## begin

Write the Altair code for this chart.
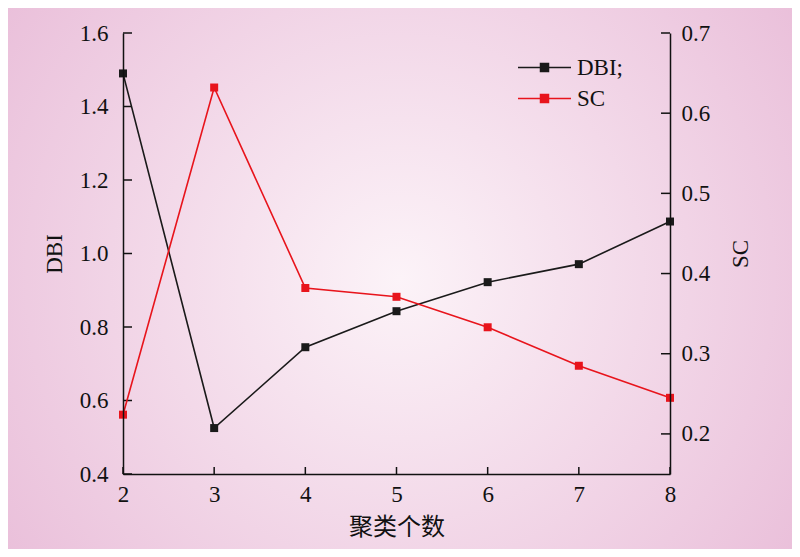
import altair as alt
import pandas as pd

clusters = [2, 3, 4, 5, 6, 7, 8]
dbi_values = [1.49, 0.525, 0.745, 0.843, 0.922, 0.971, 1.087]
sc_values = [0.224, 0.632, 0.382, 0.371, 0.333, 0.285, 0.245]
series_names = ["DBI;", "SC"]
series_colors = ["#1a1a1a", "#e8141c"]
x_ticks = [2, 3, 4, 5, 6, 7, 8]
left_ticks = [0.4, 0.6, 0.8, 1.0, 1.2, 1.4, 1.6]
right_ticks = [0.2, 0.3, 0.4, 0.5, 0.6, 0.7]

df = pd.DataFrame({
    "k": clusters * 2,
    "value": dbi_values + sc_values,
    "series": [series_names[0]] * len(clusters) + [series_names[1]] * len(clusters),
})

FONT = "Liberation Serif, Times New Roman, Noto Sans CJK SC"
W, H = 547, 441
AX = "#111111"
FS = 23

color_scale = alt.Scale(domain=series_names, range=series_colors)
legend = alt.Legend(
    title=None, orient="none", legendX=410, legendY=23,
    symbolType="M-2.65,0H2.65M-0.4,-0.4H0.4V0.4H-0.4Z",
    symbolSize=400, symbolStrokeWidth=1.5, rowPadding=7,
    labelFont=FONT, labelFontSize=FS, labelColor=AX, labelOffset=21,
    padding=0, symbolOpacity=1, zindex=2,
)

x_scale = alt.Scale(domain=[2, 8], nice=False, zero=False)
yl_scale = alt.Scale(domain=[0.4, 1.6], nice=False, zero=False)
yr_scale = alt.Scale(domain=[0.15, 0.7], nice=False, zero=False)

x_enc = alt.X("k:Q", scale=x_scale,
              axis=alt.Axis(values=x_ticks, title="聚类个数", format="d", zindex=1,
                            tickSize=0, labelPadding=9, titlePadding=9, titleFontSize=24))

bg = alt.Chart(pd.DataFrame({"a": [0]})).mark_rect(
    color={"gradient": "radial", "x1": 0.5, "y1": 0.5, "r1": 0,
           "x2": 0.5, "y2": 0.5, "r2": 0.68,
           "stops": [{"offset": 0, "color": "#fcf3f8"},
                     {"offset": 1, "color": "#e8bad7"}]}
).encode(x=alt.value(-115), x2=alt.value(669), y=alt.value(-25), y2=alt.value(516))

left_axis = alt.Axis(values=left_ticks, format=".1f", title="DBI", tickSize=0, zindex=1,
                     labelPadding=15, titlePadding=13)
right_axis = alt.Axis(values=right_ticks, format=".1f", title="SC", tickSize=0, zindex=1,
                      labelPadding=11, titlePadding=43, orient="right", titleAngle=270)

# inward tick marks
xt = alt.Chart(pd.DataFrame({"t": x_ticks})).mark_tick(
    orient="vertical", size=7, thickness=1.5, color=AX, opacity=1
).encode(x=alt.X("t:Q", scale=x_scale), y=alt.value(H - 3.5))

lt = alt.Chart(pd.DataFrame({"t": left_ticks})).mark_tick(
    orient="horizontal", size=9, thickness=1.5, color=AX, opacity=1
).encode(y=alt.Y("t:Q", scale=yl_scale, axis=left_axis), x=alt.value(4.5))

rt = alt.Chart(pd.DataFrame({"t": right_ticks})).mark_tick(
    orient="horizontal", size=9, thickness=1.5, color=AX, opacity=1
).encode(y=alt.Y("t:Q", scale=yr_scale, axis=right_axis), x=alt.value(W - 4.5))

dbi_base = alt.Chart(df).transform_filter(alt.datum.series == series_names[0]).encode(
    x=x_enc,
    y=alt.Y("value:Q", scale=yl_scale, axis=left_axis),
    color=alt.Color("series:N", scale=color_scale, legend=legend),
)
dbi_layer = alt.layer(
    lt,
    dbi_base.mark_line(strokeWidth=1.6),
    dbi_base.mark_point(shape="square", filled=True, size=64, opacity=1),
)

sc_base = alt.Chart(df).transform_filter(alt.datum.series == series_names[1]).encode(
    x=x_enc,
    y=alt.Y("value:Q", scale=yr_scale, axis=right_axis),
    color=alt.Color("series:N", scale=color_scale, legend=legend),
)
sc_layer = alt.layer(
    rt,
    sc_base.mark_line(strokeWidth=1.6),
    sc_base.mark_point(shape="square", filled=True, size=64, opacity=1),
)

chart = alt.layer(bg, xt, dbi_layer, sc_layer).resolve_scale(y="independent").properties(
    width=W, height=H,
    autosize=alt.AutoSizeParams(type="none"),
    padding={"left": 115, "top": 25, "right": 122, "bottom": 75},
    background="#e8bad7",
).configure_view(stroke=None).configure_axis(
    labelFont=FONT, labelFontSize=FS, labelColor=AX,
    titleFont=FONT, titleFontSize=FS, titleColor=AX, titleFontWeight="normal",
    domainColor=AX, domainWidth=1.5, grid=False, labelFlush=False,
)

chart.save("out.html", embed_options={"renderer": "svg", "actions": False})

## end
## begin

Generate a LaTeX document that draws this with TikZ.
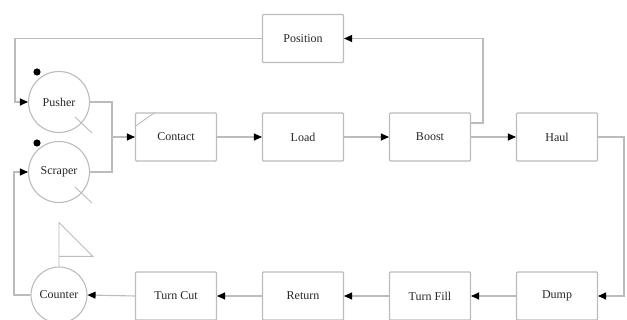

## end
## begin

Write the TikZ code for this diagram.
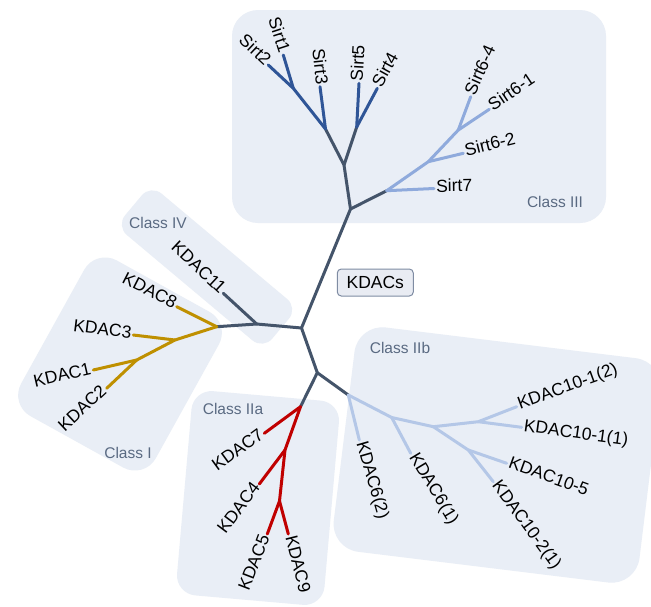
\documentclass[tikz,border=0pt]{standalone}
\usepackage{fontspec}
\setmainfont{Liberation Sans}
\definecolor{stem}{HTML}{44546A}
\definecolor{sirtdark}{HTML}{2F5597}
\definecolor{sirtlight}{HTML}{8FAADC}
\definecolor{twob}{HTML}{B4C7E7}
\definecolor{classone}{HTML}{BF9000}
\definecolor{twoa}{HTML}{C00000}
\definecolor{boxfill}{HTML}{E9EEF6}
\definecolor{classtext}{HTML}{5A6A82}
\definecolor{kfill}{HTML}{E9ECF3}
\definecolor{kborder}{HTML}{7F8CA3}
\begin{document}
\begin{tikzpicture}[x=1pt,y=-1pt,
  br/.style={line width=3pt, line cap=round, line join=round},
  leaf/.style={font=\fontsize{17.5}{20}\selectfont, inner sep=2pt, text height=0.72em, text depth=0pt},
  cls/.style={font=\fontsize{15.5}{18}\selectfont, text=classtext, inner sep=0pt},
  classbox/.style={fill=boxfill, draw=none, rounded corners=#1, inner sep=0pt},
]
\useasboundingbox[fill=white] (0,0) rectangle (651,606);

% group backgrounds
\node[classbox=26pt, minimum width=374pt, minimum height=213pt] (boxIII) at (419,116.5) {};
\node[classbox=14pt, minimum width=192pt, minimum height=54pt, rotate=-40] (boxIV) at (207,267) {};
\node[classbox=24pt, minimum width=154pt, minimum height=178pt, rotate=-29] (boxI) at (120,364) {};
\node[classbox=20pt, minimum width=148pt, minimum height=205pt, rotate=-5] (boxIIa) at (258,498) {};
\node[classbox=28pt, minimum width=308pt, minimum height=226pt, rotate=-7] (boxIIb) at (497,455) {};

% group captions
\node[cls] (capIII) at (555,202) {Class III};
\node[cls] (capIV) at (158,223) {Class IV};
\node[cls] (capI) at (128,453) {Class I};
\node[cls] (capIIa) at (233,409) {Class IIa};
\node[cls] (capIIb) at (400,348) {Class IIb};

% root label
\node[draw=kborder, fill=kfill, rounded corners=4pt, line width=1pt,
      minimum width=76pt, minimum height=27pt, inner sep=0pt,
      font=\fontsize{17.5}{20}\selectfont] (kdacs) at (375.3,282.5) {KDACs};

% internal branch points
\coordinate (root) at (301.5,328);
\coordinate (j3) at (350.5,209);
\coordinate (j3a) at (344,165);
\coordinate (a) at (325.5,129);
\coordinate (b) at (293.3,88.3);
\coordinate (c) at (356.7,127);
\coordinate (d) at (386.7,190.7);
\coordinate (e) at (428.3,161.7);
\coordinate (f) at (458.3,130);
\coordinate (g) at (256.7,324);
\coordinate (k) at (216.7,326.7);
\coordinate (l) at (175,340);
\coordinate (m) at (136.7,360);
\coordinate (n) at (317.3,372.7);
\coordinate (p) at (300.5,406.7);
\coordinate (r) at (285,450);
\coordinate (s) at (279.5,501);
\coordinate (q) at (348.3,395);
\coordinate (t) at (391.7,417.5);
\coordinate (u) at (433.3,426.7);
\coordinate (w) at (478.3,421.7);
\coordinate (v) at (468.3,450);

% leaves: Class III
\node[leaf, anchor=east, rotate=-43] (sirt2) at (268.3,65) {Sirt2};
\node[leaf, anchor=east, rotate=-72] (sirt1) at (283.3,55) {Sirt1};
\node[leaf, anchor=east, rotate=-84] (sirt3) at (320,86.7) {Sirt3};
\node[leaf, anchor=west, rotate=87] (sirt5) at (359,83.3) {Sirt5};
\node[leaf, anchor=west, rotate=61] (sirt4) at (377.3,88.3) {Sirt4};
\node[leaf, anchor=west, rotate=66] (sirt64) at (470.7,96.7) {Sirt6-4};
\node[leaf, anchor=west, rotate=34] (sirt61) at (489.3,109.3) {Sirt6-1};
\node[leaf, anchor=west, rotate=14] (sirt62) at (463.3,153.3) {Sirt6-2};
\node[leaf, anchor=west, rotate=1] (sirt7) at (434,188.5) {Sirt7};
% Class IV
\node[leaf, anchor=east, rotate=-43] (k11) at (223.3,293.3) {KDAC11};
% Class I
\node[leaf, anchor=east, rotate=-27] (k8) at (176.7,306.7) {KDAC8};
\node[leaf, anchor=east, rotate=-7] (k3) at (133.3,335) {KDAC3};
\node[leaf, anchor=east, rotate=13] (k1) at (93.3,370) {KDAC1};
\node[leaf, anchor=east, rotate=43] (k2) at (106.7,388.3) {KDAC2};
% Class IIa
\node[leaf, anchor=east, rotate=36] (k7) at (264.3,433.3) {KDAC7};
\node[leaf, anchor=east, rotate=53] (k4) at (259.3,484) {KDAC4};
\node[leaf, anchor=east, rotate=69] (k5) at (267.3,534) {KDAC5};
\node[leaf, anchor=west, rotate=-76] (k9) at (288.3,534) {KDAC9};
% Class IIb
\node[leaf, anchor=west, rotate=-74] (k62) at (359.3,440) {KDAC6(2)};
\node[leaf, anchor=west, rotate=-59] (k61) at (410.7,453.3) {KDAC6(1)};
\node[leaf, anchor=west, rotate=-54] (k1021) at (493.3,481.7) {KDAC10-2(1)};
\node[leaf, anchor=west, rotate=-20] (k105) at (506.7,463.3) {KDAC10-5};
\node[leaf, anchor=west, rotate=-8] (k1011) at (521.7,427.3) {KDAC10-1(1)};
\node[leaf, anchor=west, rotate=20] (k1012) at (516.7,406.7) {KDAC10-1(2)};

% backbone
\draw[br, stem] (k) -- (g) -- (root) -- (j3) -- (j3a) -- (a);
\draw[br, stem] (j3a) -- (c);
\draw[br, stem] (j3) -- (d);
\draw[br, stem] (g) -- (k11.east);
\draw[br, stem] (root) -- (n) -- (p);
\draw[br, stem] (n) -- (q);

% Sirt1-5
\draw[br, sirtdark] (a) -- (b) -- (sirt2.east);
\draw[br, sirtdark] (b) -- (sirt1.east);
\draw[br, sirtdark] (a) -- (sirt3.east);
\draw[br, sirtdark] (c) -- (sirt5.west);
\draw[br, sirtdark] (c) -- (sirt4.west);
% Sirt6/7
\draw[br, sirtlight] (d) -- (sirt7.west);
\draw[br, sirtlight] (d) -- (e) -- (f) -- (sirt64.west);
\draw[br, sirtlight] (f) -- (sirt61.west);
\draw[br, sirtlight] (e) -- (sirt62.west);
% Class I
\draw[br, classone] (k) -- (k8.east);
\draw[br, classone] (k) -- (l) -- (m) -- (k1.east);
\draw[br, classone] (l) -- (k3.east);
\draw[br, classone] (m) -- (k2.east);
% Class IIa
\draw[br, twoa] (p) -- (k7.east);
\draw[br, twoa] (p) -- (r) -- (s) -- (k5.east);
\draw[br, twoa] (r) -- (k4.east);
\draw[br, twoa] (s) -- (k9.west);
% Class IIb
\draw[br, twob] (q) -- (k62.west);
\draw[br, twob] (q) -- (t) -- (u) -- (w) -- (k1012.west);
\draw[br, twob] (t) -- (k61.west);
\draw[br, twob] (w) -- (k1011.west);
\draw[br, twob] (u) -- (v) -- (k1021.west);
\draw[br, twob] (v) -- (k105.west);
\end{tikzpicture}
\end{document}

## end

▶ [Task to carry out]: Search the data for "this". Copy every line that has it.

▶ [Solution below]:
Write the Altair code for this chart.
Generate a LaTeX document that draws this with TikZ.
Write the TikZ code for this diagram.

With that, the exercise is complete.